Woods and forests have long been seen as places of both beauty and danger, of both charm and threat. Dark woods, in particular, have often been treated as symbols of vulnerability, especially when they are imagined as inhabited by wild animals so that they become literal wildernesses—wild places—in which people can easily lose their way and face general insecurity and specific forms of menace.
Sometimes, as in Shakespeare’s As You Like It or A Midsummer Night’s Dream, entry into a forest can result in positive, even magical, outcomes.
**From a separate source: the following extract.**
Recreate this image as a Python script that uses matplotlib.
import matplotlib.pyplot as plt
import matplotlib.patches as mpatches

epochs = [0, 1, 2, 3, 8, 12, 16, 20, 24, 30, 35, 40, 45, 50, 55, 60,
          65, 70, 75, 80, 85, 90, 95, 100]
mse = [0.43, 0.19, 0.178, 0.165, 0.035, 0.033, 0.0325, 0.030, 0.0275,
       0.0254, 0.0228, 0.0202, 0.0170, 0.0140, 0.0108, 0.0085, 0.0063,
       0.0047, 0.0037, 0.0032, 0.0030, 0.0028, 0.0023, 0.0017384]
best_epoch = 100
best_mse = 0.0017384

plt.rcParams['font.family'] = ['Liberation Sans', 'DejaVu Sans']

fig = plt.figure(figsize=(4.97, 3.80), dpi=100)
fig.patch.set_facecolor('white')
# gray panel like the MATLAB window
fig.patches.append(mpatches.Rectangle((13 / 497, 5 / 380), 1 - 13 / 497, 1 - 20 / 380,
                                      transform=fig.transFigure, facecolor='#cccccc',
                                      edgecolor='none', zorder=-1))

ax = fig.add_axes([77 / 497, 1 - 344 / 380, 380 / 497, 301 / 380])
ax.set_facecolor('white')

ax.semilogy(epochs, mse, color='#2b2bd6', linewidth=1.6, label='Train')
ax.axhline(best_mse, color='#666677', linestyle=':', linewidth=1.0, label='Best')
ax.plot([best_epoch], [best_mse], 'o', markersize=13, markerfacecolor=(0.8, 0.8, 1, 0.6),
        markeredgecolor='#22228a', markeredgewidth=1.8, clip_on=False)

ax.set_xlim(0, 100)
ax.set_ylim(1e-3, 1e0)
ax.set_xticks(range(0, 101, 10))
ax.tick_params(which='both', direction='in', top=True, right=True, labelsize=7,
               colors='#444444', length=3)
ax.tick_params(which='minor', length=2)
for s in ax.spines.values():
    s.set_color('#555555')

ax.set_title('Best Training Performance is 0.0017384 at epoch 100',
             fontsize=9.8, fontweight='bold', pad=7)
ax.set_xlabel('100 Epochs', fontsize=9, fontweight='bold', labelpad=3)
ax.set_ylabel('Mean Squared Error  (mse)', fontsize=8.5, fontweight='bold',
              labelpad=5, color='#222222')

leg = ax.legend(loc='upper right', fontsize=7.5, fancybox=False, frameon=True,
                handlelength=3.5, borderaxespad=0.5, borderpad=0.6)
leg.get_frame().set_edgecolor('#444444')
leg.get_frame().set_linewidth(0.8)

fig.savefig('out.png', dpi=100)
But sometimes, as in Sir Gawain and the Green Knight, entering a forest can suggest alienation, loneliness, and potential despair. This volume, then, explores the theme of journeying Into the Woods by interpreting the topic broadly and sometimes metaphorically. Works relevant to this theme might include Dante’s Inferno, Hawthorne’s “Young Goodman Brown,” the famous film The Wizard of Oz, Tolkien’s Lord of the Ring novels, James Fenimore Cooper’s The Last of the Mohicans, as well as Jon Krakauer’s noted work of nonfiction, Into the Wild.
In the final section, Resources, a select bibliography of additional works that are pertinent to the theme is provided. Each essay in Critical Insights: Going Into the Woods includes a list of Works Cited and detailed endnotes. Also included in this volume is a Bibliography, biographies of the Editor and Contributors, and an alphabetical Index.